Despite its tiny size, the island of Key West is chock full of Florida historical structures and points of interest. It was on this tropical island that Ernest Hemingway penned his A Farewell to Arms, and in fact, two of the writer’s former homes and gardens, Casa Antigua and the Ernest Hemingway Home and Museum are available for tour. At the latter, you’ll find more than 40 cats, many of them descendants of his beloved original felines.

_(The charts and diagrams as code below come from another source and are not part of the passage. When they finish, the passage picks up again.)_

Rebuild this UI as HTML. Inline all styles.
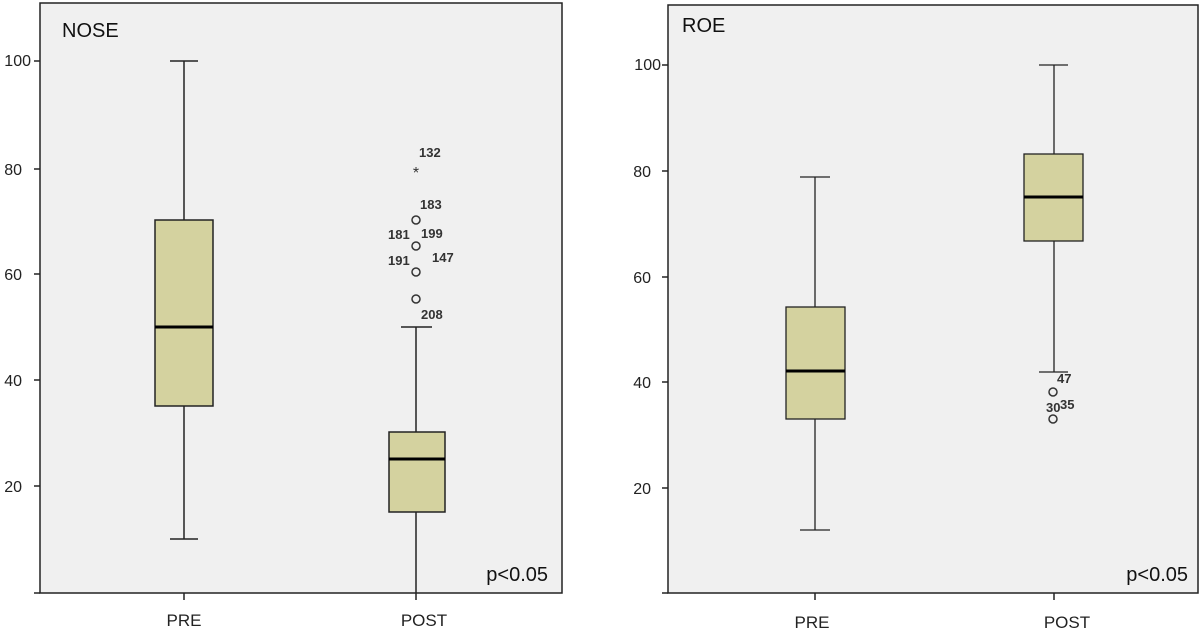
<!DOCTYPE html>
<html><head><style>body{margin:0;background:#fff}svg{display:block}</style></head>
<body>
<svg width="1200" height="631" xmlns="http://www.w3.org/2000/svg" font-family="Liberation Sans, sans-serif">
<!-- LEFT PANEL -->
<rect x="40" y="3" width="522" height="590" fill="#f0f0f0" stroke="#222" stroke-width="1.5"/>
<g stroke="#222" stroke-width="1.5">
<line x1="34" y1="61" x2="40" y2="61"/><line x1="34" y1="169" x2="40" y2="169"/><line x1="34" y1="274" x2="40" y2="274"/><line x1="34" y1="380" x2="40" y2="380"/><line x1="34" y1="486" x2="40" y2="486"/><line x1="34" y1="593" x2="40" y2="593"/>
<line x1="184" y1="593" x2="184" y2="600"/><line x1="416" y1="593" x2="416" y2="600"/>
</g>
<g font-size="16" fill="#222" text-anchor="end">
<text x="31" y="66">100</text><text x="22" y="175">80</text><text x="22" y="280">60</text><text x="22" y="386">40</text><text x="22" y="492">20</text>
</g>
<text x="62" y="37" font-size="20" fill="#111">NOSE</text>
<text x="548" y="581" font-size="20" fill="#111" text-anchor="end">p&lt;0.05</text>
<text x="184" y="626" font-size="17" fill="#222" text-anchor="middle">PRE</text>
<text x="424" y="626" font-size="17" fill="#222" text-anchor="middle">POST</text>
<g stroke="#222" stroke-width="1.5" fill="none">
<line x1="184" y1="61" x2="184" y2="220"/><line x1="170" y1="61" x2="198" y2="61"/>
<line x1="184" y1="406" x2="184" y2="539"/><line x1="170" y1="539" x2="198" y2="539"/>
<line x1="416" y1="327" x2="416" y2="432"/><line x1="401" y1="327" x2="432" y2="327"/>
<line x1="416" y1="512" x2="416" y2="593"/>
</g>
<rect x="155" y="220" width="58" height="186" fill="#d4d29f" stroke="#222" stroke-width="1.5"/>
<line x1="155" y1="327" x2="213" y2="327" stroke="#000" stroke-width="3"/>
<rect x="389" y="432" width="56" height="80" fill="#d4d29f" stroke="#222" stroke-width="1.5"/>
<line x1="389" y1="459" x2="445" y2="459" stroke="#000" stroke-width="3"/>
<g fill="none" stroke="#333" stroke-width="1.5">
<circle cx="416" cy="220" r="4"/><circle cx="416" cy="246" r="4"/><circle cx="416" cy="272" r="4"/><circle cx="416" cy="299" r="4"/>
</g>
<text x="416" y="178" font-size="16" fill="#333" text-anchor="middle">*</text>
<g font-size="13" font-weight="bold" fill="#333">
<text x="419" y="157">132</text><text x="420" y="209">183</text><text x="388" y="239">181</text><text x="421" y="238">199</text>
<text x="388" y="265">191</text><text x="432" y="262">147</text><text x="421" y="319">208</text>
</g>
<!-- RIGHT PANEL -->
<rect x="668" y="5" width="530" height="588" fill="#f0f0f0" stroke="#222" stroke-width="1.5"/>
<g stroke="#222" stroke-width="1.5">
<line x1="662" y1="65" x2="668" y2="65"/><line x1="662" y1="171" x2="668" y2="171"/><line x1="662" y1="277" x2="668" y2="277"/><line x1="662" y1="382" x2="668" y2="382"/><line x1="662" y1="488" x2="668" y2="488"/><line x1="662" y1="593" x2="668" y2="593"/>
<line x1="815" y1="593" x2="815" y2="600"/><line x1="1054" y1="593" x2="1054" y2="600"/>
</g>
<g font-size="16" fill="#222" text-anchor="end">
<text x="661" y="70">100</text><text x="651" y="177">80</text><text x="651" y="283">60</text><text x="651" y="388">40</text><text x="651" y="494">20</text>
</g>
<text x="682" y="32" font-size="20" fill="#111">ROE</text>
<text x="1188" y="581" font-size="20" fill="#111" text-anchor="end">p&lt;0.05</text>
<text x="812" y="628" font-size="17" fill="#222" text-anchor="middle">PRE</text>
<text x="1067" y="628" font-size="17" fill="#222" text-anchor="middle">POST</text>
<g stroke="#222" stroke-width="1.3" fill="none">
<line x1="815" y1="177" x2="815" y2="307"/><line x1="800" y1="177" x2="830" y2="177"/>
<line x1="815" y1="419" x2="815" y2="530"/><line x1="800" y1="530" x2="830" y2="530"/>
<line x1="1054" y1="65" x2="1054" y2="154"/><line x1="1039" y1="65" x2="1068" y2="65"/>
<line x1="1054" y1="241" x2="1054" y2="372"/><line x1="1039" y1="372" x2="1068" y2="372"/>
</g>
<rect x="786" y="307" width="59" height="112" fill="#d4d29f" stroke="#222" stroke-width="1.3"/>
<line x1="786" y1="371" x2="845" y2="371" stroke="#000" stroke-width="3"/>
<rect x="1024" y="154" width="59" height="87" fill="#d4d29f" stroke="#222" stroke-width="1.3"/>
<line x1="1024" y1="197" x2="1083" y2="197" stroke="#000" stroke-width="3"/>
<g fill="none" stroke="#333" stroke-width="1.5">
<circle cx="1053" cy="392" r="4"/><circle cx="1053" cy="419" r="4"/>
</g>
<g font-size="13" font-weight="bold" fill="#333">
<text x="1057" y="383">47</text><text x="1046" y="412">30</text><text x="1060" y="409">35</text>
</g>
</svg>
</body></html>
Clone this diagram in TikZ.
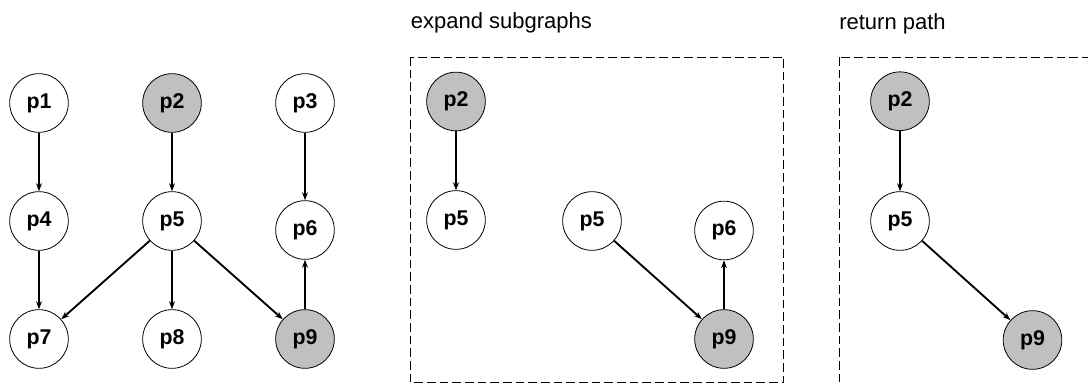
\documentclass[tikz,border=0pt]{standalone}
\usepackage{fontspec}
\setmainfont{Liberation Sans}
\usepackage{xcolor}
\definecolor{hit}{HTML}{C0C0C0}
\usepackage{tikz}
\usetikzlibrary{arrows.meta}

\begin{document}
\begin{tikzpicture}[x=0.75pt,y=0.75pt,>={Stealth[length=6pt,width=4.4pt]},
  pnode/.style={draw,circle,minimum size=44pt,inner sep=0pt,line width=0.6pt,font=\fontsize{16}{19}\selectfont\bfseries},
  marked/.style={pnode,fill=hit},
  link/.style={->,line width=1.4pt},
  groupbox/.style={line width=0.6pt,dash pattern=on 6.5pt off 3pt},
  title/.style={anchor=base west,inner sep=0pt,font=\fontsize{16.5}{20}\selectfont}]
\path[use as bounding box,clip] (0,0) rectangle (1088,385);
% input graph
\node[pnode]  (P1) at (39,282) {p1};
\node[marked] (P2) at (172,282) {p2};
\node[pnode]  (P3) at (305,282) {p3};
\node[pnode]  (P4) at (39,164) {p4};
\node[pnode]  (P5) at (172,164) {p5};
\node[pnode]  (P6) at (305,155) {p6};
\node[pnode]  (P7) at (39,46) {p7};
\node[pnode]  (P8) at (172,46) {p8};
\node[marked] (P9) at (305,46) {p9};
\draw[link] (P1) -- (P4);
\draw[link] (P2) -- (P5);
\draw[link] (P3) -- (P6);
\draw[link] (P4) -- (P7);
\draw[link] (P5) -- (P7);
\draw[link] (P5) -- (P8);
\draw[link] (P5) -- (P9);
\draw[link] (P9) -- (P6);
% expand subgraphs
\node[title] (T1) at (410.7,356.7) {expand subgraphs};
\draw[groupbox] (410.5,328) rectangle (783.5,2.5);
\node[marked] (Q2) at (456,283.5) {p2};
\node[pnode]  (Q5) at (456,165) {p5};
\node[pnode]  (R5) at (592,164) {p5};
\node[pnode]  (Q6) at (724,154.5) {p6};
\node[marked] (Q9) at (724,46) {p9};
\draw[link] (Q2) -- (Q5);
\draw[link] (R5) -- (Q9);
\draw[link] (Q9) -- (Q6);
% return path
\node[title] (T2) at (839,355.7) {return path};
\draw[groupbox] (839.5,328) rectangle (1120,-30);
\node[marked] (S2) at (900,283.8) {p2};
\node[pnode]  (S5) at (900,164) {p5};
\node[marked] (S9) at (1032.5,45) {p9};
\draw[link] (S2) -- (S5);
\draw[link] (S5) -- (S9);
\end{tikzpicture}
\end{document}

At Fort Zachary Taylor, “America’s Southernmost State Park,” the fort walls of this Civil War outpost are still standing. As a bonus, the park’s white sand beach is one of the most beautiful on the island.
ART AND SHOPPING
The island of Key West has long been an artists’ haven and an important center of the art movement. You’ll find a number of studios and boutiques, including a large concentration along the mile-long stretch of Duval Street. Don’t miss the non-profit Studios of Key West, which showcases about a dozen artists’ work and hosts concerts, readings and literary and visual art workshops frequently.
NIGHTLIFE AND ENTERTAINMENT
Key West is not a sleepy island that shuts down in the wee hours. Revelry and drag shows at bars go on long into the night. The most famous pub crawl, the “Duval Crawl,” takes place along the aforementioned stretch, with guided tours on an almost nightly basis.
The Florida Keys are one of the only mainland U.S. locations known to never have had a frost or freeze. With that kind of record, it goes without saying that Key West offers an agreeable climate in any season. In the coolest month of January, the average high is 75°F and in the warmest month of July it’s 89°F. Even in the summer months, prevailing easterly trade winds and sea breezes help tamp down the heat. And though it does technically have a rainy season from May to October, Key West is the driest city in Florida with an average of 39.17 inches of annual rainfall.